Reproduce the top of the data verbatim, through and including the line that contains "W, H = 1411, 1028".

- - -

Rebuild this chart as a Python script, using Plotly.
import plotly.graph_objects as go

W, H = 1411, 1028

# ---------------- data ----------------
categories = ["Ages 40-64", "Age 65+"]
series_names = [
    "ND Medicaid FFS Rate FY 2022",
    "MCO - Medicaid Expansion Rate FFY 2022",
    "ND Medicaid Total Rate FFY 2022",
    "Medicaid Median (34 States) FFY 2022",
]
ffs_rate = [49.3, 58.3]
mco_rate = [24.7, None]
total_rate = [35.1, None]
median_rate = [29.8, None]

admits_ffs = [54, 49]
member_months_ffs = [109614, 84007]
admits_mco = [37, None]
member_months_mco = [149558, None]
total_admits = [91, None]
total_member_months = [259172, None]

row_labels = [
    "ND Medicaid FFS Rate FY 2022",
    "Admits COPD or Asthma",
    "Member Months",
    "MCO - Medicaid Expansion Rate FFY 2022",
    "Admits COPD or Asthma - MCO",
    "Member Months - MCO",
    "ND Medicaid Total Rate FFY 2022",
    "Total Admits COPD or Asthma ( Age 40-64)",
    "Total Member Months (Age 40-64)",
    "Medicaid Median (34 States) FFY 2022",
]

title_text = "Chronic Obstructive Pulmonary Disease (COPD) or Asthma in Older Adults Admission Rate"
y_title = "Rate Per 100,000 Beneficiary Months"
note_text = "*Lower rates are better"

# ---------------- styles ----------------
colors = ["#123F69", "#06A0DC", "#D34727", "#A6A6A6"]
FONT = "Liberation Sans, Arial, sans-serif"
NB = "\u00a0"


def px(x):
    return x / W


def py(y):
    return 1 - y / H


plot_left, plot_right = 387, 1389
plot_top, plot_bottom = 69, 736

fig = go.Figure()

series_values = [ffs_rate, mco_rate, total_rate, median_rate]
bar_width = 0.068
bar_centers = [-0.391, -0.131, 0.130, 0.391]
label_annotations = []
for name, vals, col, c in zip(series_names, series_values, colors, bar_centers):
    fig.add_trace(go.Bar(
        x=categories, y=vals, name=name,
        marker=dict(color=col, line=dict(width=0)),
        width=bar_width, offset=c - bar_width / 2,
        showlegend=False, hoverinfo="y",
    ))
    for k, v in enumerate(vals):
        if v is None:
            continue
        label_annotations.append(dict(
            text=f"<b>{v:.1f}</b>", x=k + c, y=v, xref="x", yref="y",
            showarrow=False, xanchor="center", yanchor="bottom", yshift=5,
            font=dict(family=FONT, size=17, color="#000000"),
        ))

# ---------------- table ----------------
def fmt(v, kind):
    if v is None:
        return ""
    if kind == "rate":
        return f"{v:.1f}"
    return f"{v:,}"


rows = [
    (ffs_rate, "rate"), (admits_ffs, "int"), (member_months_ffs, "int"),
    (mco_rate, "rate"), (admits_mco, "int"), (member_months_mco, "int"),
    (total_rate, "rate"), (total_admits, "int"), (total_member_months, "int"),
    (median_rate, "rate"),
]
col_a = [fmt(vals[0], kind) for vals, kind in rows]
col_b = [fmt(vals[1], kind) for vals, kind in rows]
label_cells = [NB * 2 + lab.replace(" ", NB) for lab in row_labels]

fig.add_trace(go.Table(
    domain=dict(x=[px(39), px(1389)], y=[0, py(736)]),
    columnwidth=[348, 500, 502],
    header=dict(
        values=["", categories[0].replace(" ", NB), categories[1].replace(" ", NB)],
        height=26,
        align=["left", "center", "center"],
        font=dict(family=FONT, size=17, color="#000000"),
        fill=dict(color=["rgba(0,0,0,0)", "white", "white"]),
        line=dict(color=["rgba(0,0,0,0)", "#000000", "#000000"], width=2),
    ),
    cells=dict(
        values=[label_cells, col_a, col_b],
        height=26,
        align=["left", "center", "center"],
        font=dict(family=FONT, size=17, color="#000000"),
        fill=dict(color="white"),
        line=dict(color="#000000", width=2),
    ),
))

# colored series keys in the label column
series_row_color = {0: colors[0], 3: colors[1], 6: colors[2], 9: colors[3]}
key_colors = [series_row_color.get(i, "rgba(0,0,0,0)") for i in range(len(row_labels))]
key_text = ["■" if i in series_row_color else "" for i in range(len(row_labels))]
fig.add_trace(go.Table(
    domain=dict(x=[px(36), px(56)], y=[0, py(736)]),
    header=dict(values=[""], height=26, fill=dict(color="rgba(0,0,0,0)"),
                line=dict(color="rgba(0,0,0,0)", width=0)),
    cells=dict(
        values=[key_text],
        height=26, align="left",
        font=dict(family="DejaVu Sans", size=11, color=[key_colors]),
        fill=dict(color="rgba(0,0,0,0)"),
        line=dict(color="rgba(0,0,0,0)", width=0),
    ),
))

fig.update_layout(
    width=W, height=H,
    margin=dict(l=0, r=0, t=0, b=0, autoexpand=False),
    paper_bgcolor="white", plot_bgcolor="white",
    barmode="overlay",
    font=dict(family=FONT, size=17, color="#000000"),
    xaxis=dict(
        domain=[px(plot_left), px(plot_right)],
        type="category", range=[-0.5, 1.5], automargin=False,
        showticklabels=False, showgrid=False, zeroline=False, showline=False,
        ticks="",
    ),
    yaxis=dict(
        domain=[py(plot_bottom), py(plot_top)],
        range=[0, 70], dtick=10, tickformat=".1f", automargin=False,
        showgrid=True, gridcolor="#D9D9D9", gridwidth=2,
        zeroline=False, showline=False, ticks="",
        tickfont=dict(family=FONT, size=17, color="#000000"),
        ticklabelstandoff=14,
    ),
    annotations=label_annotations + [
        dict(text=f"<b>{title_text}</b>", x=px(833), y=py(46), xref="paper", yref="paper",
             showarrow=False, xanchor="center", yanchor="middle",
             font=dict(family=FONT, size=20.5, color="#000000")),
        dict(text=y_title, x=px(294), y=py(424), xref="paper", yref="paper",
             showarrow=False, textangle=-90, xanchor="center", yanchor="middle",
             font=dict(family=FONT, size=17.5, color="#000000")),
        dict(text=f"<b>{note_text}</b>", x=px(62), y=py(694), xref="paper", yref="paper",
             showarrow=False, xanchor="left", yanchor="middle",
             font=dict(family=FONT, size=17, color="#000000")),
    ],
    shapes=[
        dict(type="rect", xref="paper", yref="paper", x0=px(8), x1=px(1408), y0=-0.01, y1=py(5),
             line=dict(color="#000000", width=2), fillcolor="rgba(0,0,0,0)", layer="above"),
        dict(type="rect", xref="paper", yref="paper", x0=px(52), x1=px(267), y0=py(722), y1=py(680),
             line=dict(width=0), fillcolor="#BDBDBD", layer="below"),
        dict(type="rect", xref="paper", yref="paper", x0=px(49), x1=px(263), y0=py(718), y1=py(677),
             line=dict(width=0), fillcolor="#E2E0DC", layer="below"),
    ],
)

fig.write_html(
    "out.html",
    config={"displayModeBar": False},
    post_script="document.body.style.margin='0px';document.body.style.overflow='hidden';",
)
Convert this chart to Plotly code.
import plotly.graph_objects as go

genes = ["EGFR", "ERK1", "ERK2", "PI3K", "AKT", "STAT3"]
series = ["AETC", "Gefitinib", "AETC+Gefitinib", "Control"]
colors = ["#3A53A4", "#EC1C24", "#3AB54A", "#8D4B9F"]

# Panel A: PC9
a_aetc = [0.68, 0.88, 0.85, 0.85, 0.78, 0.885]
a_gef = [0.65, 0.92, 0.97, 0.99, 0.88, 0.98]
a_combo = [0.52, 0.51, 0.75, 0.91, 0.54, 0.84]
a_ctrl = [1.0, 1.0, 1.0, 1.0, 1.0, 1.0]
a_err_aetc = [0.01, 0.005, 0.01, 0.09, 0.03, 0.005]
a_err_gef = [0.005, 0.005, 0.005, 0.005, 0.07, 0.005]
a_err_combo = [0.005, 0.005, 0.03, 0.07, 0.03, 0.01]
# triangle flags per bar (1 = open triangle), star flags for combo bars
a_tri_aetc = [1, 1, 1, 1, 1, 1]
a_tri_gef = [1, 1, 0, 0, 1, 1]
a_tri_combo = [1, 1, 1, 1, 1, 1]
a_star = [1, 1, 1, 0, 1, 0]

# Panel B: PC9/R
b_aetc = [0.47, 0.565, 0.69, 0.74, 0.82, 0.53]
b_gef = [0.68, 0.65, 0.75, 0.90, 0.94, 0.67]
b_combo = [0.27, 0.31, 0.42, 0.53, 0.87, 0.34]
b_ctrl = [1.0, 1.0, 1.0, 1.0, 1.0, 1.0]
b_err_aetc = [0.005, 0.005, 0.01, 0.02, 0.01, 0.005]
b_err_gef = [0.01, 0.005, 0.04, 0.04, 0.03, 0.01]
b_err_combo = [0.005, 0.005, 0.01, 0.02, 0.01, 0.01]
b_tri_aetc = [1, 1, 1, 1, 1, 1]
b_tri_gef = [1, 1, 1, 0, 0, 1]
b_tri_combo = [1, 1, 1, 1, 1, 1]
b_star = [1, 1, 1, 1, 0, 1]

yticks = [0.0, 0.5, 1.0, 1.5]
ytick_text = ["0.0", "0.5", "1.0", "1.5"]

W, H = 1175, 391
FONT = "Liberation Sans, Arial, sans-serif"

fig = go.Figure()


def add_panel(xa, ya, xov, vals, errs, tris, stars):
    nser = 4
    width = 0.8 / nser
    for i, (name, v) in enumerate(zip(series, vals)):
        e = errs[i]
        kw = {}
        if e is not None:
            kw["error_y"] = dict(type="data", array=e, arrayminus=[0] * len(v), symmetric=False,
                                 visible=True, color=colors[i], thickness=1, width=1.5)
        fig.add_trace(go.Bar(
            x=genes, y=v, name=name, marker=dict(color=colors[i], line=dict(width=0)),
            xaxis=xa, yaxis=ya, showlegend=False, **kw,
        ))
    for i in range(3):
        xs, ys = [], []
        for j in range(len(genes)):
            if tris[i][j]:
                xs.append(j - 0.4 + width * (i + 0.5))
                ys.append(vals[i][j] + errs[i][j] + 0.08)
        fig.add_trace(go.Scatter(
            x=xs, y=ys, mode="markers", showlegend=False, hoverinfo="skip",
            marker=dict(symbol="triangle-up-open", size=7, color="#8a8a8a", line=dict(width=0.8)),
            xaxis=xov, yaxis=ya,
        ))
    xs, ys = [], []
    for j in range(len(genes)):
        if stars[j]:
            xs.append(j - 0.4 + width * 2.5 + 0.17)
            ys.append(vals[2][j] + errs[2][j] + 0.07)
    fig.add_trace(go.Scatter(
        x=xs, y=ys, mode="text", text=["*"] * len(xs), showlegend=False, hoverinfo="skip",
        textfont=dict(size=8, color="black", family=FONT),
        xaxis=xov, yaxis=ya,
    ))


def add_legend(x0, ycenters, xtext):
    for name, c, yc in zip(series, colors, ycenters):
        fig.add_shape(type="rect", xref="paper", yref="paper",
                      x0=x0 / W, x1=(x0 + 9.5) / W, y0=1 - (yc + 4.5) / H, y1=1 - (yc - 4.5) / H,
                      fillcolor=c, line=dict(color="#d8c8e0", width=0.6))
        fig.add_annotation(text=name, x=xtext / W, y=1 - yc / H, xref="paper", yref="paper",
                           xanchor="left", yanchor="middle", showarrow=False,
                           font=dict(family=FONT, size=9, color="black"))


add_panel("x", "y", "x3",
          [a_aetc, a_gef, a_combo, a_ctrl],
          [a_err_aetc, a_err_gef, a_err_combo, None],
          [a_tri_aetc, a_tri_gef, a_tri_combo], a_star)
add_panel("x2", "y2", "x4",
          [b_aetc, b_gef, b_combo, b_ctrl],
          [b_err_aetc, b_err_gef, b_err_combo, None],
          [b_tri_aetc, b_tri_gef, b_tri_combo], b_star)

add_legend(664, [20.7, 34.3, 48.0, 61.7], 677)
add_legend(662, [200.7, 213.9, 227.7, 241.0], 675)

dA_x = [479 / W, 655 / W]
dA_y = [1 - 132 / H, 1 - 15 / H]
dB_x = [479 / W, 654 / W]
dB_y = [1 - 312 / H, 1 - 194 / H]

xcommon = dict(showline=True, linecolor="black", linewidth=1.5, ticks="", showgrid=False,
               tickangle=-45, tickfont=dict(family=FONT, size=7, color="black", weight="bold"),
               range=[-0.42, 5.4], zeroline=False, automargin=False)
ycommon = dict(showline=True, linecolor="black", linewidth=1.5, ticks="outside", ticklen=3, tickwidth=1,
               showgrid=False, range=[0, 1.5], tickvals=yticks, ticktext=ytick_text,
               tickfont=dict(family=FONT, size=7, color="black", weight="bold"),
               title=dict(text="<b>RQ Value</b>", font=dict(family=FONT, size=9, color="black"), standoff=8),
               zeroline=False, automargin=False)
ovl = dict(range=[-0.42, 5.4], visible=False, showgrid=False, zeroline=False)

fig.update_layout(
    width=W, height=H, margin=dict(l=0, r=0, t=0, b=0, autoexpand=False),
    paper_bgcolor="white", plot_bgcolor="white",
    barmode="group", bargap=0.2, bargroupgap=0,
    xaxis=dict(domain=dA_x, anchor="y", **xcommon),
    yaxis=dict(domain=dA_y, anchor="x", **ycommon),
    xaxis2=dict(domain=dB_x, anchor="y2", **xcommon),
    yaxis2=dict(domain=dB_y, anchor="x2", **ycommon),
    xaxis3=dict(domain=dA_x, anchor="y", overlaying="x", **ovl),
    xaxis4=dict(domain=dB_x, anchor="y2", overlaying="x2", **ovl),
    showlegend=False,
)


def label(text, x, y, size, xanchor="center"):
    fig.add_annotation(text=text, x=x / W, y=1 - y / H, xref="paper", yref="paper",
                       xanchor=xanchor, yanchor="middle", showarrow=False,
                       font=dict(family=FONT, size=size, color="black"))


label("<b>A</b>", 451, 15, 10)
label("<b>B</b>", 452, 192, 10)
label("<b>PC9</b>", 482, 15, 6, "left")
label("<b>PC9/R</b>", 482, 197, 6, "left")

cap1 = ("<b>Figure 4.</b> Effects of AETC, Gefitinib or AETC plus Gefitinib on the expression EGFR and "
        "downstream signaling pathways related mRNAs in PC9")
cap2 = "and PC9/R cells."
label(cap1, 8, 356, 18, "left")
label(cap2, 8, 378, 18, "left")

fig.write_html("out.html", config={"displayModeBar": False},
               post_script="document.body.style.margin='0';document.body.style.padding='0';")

- - -

[Solution to the problem]:
Rebuild this chart as a Python script, using Plotly.
import plotly.graph_objects as go

W, H = 1411, 1028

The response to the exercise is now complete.